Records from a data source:
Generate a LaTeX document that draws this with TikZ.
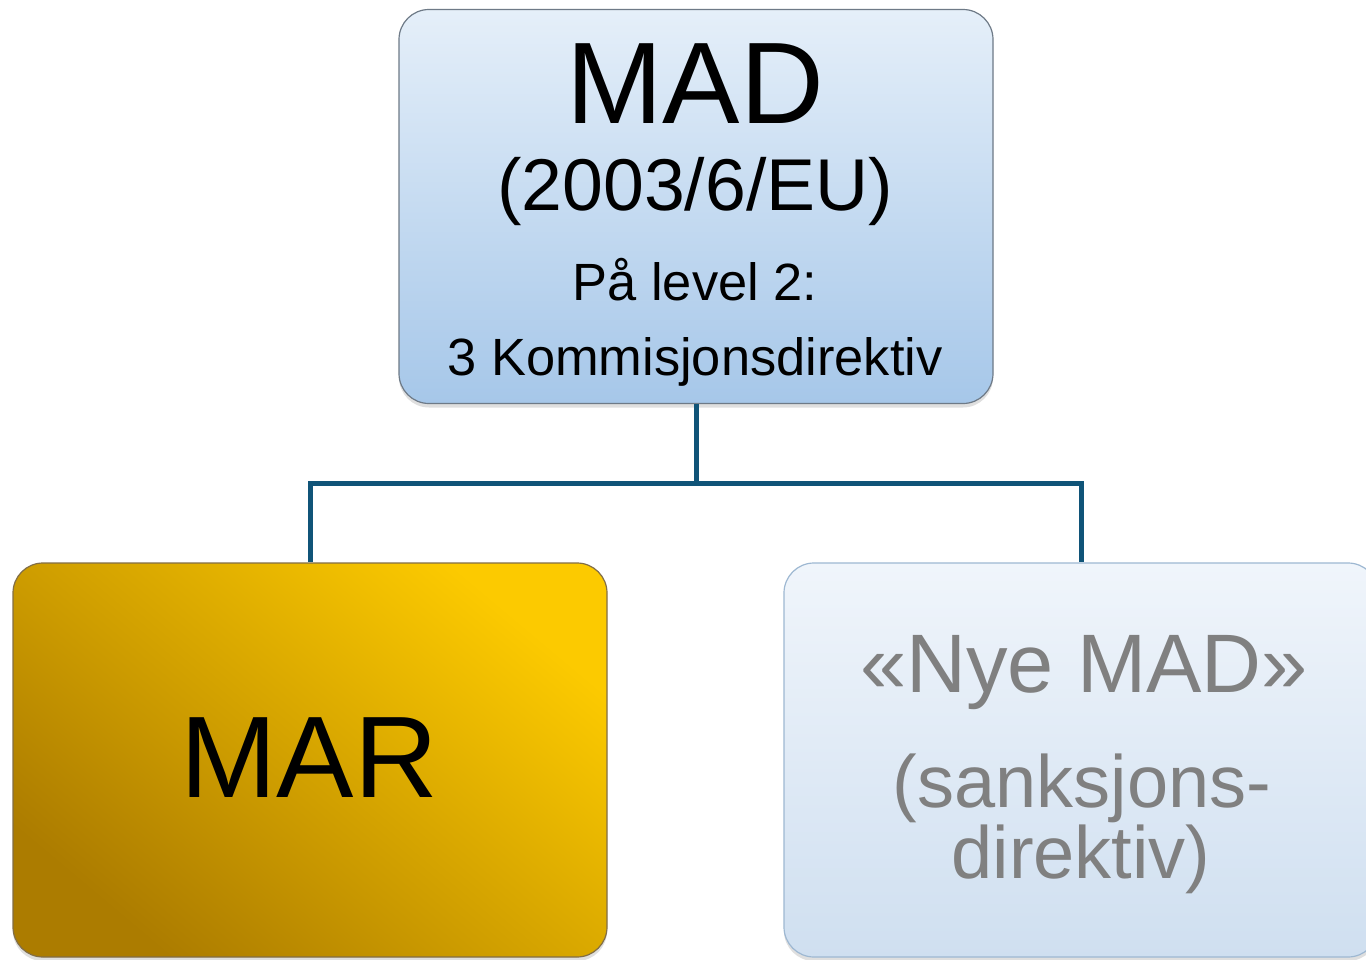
\documentclass[tikz,border=0pt]{standalone}
\usepackage{fontspec}
\setmainfont{Liberation Sans}
\usetikzlibrary{shadows}
\definecolor{linecol}{RGB}{16,84,120}
\definecolor{madtop}{RGB}{229,239,249}
\definecolor{madbot}{RGB}{166,199,233}
\definecolor{madedge}{RGB}{110,122,135}
\definecolor{marbright}{RGB}{252,202,0}
\definecolor{mardark}{RGB}{172,124,0}
\definecolor{maredge}{RGB}{130,110,70}
\definecolor{nyetop}{RGB}{240,245,251}
\definecolor{nyebot}{RGB}{207,223,240}
\definecolor{nyeedge}{RGB}{158,184,210}
\definecolor{nyetext}{RGB}{128,128,128}
\begin{document}
\begin{tikzpicture}[x=0.5pt,y=-0.5pt,
  box/.style={rounded corners=15pt, minimum width=297pt, minimum height=197pt,
    inner sep=0pt, line width=0.6pt,
    drop shadow={opacity=0.25, shadow xshift=0pt, shadow yshift=-2pt}},
  madbox/.style={box, draw=madedge, top color=madtop, bottom color=madbot},
  marbox/.style={box, draw=maredge, shading=axis, top color=marbright, bottom color=mardark, shading angle=-40},
  nyebox/.style={box, draw=nyeedge, top color=nyetop, bottom color=nyebot},
  conn/.style={draw=linecol, line width=2.5pt, line join=miter},
  txt/.style={anchor=base, inner sep=0pt},
  fbig/.style={font=\fontsize{58}{60}\selectfont},
  fmid/.style={font=\fontsize{36.7}{40}\selectfont},
  fsmall/.style={font=\fontsize{26.2}{30}\selectfont},
  fnye/.style={font=\fontsize{41.5}{44}\selectfont},
  fsank/.style={font=\fontsize{37}{40}\selectfont}]
\clip (0,0) rectangle (1366,959);
\fill[white] (0,0) rectangle (1366,959);

% boxes
\node[madbox] (mad) at (696,206.5) {};
\node[marbox] (mar) at (310,760) {};
\node[nyebox] (nye) at (1081,760) {};

% connectors
\coordinate (j) at (mad.south |- 0,483);
\draw[conn] (mad.south) -- (j);
\draw[conn] (j) -| (mar.north);
\draw[conn] (j) -| (nye.north);

% texts
\node[txt, fbig] (madT) at (695,123) {MAD};
\node[txt, fmid] (madY) at (695,210) {(2003/6/EU)};
\node[txt, fsmall] (madL) at (695,300) {På level 2:};
\node[txt, fsmall] (madK) at (695,375) {3 Kommisjonsdirektiv};

\node[txt, fbig] (marT) at (309,797) {MAR};

\node[txt, fnye, text=nyetext] (nyeT) at (1084,692) {«Nye MAD»};
\node[txt, fsank, text=nyetext] (nyeS) at (1082,807) {(sanksjons-};
\node[txt, fsank, text=nyetext] (nyeD) at (1081,878) {direktiv)};
\end{tikzpicture}
\end{document}
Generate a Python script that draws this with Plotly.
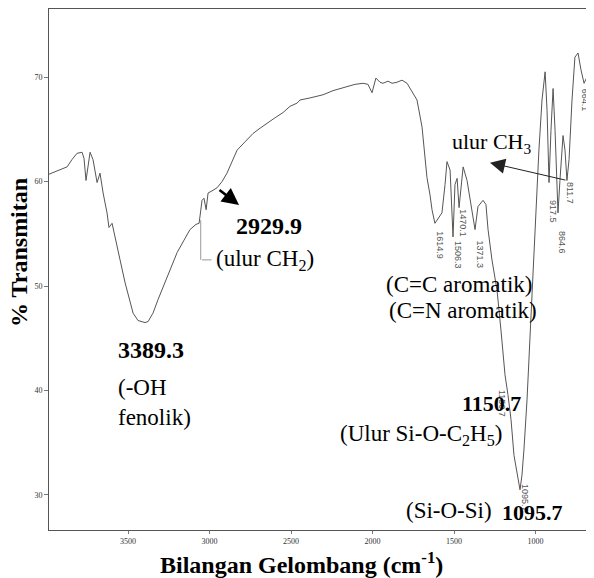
import plotly.graph_objects as go

# FTIR spectrum (wavenumber cm-1, %T)
wavenumber = [3985, 3917, 3874, 3844, 3813, 3782, 3770, 3758, 3752, 3733, 3715, 3702, 3690, 3672,
              3653, 3629, 3617, 3598, 3574, 3549, 3518, 3500, 3469, 3439, 3396, 3377, 3347, 3316,
              3285, 3242, 3199, 3156, 3120, 3083, 3064, 3046, 3034, 3021, 3009, 2985, 2954, 2923,
              2893, 2862, 2831, 2782, 2733, 2690, 2647, 2598, 2549, 2506, 2463, 2445, 2383, 2304,
              2242, 2181, 2107, 2058, 2028, 2003, 1979, 1954, 1936, 1905, 1880, 1850, 1819, 1788,
              1758, 1727, 1696, 1678, 1666, 1647, 1635, 1617, 1598, 1574, 1555, 1543, 1524, 1506,
              1494, 1481, 1469, 1457, 1444, 1420, 1402, 1383, 1371, 1353, 1322, 1304, 1291, 1267,
              1236, 1212, 1187, 1169, 1150, 1132, 1113, 1095, 1083, 1071, 1052, 1034, 1015, 997,
              979, 960, 941, 929, 917, 905, 892, 880, 862, 850, 831, 819, 807, 794, 776, 758,
              739, 721, 702, 684, 665, 653, 641]
transmittance = [60.7, 61.1, 61.4, 62.1, 62.7, 62.8, 62.2, 60.1, 60.8, 62.8, 62.1, 60.8, 59.9, 60.8,
                 58.9, 57.0, 55.6, 56.0, 54.4, 52.5, 50.3, 49.3, 47.4, 46.7, 46.5, 46.6, 47.4, 48.7,
                 49.9, 51.5, 53.2, 54.4, 55.4, 55.9, 56.0, 58.2, 58.4, 57.3, 58.9, 59.1, 59.4, 60.0,
                 60.8, 61.9, 63.0, 63.8, 64.6, 65.1, 65.6, 66.1, 66.6, 67.2, 67.5, 67.8, 68.0, 68.3,
                 68.7, 69.0, 69.3, 69.4, 69.3, 68.5, 69.9, 69.5, 69.4, 69.6, 69.4, 69.5, 69.7, 69.4,
                 68.6, 67.8, 65.2, 62.1, 60.4, 58.7, 57.3, 56.0, 56.5, 57.0, 59.7, 61.9, 61.1, 54.7,
                 59.7, 60.3, 57.5, 59.7, 61.4, 60.1, 58.2, 56.3, 55.4, 57.6, 58.2, 57.8, 55.4, 52.5,
                 49.6, 45.8, 41.5, 39.6, 37.2, 33.8, 31.9, 30.5, 31.9, 34.3, 39.1, 45.1, 50.6, 57.3,
                 63.0, 67.8, 70.5, 66.8, 59.9, 64.9, 68.9, 64.9, 57.0, 60.1, 64.4, 63.0, 60.1, 62.1,
                 67.8, 71.9, 72.3, 70.7, 69.4, 70.0, 69.4, 70.4, 70.2]

x_ticks = [3500, 3000, 2500, 2000, 1500, 1000]
y_ticks = [30, 40, 50, 60, 70]

# small instrument peak labels (text, wavenumber, %T position)
peak_labels = ["1614.9", "1506.3", "1470.1", "1371.3", "917.5", "864.6", "811.7", "664.1", "1150.7", "1095.7"]
peak_label_x = [1586, 1472, 1445, 1340, 893, 837, 788, 695, 1205, 1064]
peak_label_y = [53.9, 53.0, 56.0, 53.0, 57.1, 54.2, 58.9, 67.8, 38.8, 29.7]

serif = "Liberation Serif, Times New Roman, serif"

fig = go.Figure()
fig.add_trace(go.Scatter(x=wavenumber, y=transmittance, mode="lines",
                         line=dict(color="#555555", width=1), hoverinfo="skip",
                         showlegend=False))

ann = []
for t, xv, yv in zip(peak_labels, peak_label_x, peak_label_y):
    ann.append(dict(x=xv, y=yv, xref="x", yref="y", text=t, showarrow=False,
                    textangle=90, font=dict(family="Liberation Sans, Arial, sans-serif",
                                            size=9, color="#555555")))

def label(text, xv, yv, size=23, anchor="center"):
    ann.append(dict(x=xv, y=yv, xref="x", yref="y", text=text, showarrow=False,
                    xanchor=anchor, yanchor="middle",
                    font=dict(family=serif, size=size, color="black")))

label("<b>2929.9</b>", 2635, 55.74, 24)
label("(ulur CH<sub>2</sub>)", 2660, 52.49, 23)
label("<b>3389.3</b>", 3574, 43.9, 24, "left")
label("(-OH", 3574, 40.24, 23, "left")
label("fenolik)", 3574, 37.37, 23, "left")
label("(C=C aromatik)", 1469, 50.1, 23)
label("(C=N aromatik)", 1445, 47.7, 23)
label("<b>1150.7</b>", 1273, 38.8, 22)
label("(Ulur Si-O-C<sub>2</sub>H<sub>5</sub>)", 1702, 35.74, 23)
label("(Si-O-Si)", 1528, 28.5, 23)
label("<b>1095.7</b>", 1018, 28.3, 22)
label("ulur CH<sub>3</sub>", 1267, 63.7, 22)

# arrows
ann.append(dict(x=2819, y=57.75, ax=2948, ay=59.3, xref="x", yref="y", axref="x", ayref="y",
                text="", showarrow=True, arrowhead=2, arrowsize=1.3, arrowwidth=2.6,
                arrowcolor="black"))
ann.append(dict(x=1279, y=61.8, ax=807, ay=60.1, xref="x", yref="y", axref="x", ayref="y",
                text="", showarrow=True, arrowhead=2, arrowsize=3, arrowwidth=1,
                arrowcolor="#222222"))

# axis titles (plot area is 545 x 521 px)
ann.append(dict(x=-30 / 545, y=(521 - 244) / 521, xref="paper", yref="paper",
                text="<b>% Transmitan</b>",
                textangle=-90, showarrow=False, xanchor="center", yanchor="middle",
                font=dict(family=serif, size=24, color="black")))
ann.append(dict(x=252 / 545, y=-33 / 521, xref="paper", yref="paper",
                text="<b>Bilangan Gelombang (cm<sup>-1</sup>)</b>",
                showarrow=False, xanchor="center", yanchor="middle",
                font=dict(family=serif, size=24, color="black")))

shapes = [
    dict(type="line", xref="x", yref="y", x0=3054, x1=3054, y0=56.3, y1=52.5,
         line=dict(color="#999999", width=1)),
    dict(type="line", xref="x", yref="y", x0=3046, x1=2987, y0=52.5, y1=52.5,
         line=dict(color="#999999", width=1)),
]

# the page body adds an 8px offset, so the figure is sized to fit the window
fig.update_layout(
    width=586, height=570,
    margin=dict(l=41, r=0, t=1, b=48, autoexpand=False),
    paper_bgcolor="white", plot_bgcolor="white",
    annotations=ann, shapes=shapes,
    xaxis=dict(range=[3985, 641], tickvals=x_ticks, showgrid=False, zeroline=False,
               showline=True, linecolor="#555555", linewidth=1, mirror=True,
               ticks="outside", ticklen=3, tickcolor="#777777", automargin=False,
               tickfont=dict(family=serif, size=8, color="#333333")),
    yaxis=dict(range=[26.65, 76.51], tickvals=y_ticks, showgrid=False, zeroline=False,
               showline=True, linecolor="#555555", linewidth=1, automargin=False,
               ticks="outside", ticklen=4, tickcolor="#777777",
               tickfont=dict(family=serif, size=8, color="#333333")),
)

fig.write_html("out.html")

WORK TO DO → Show the lines of the data that hold the word "with".

SOLVED EXERCISE →
Generate a LaTeX document that draws this with TikZ.
Generate a Python script that draws this with Plotly.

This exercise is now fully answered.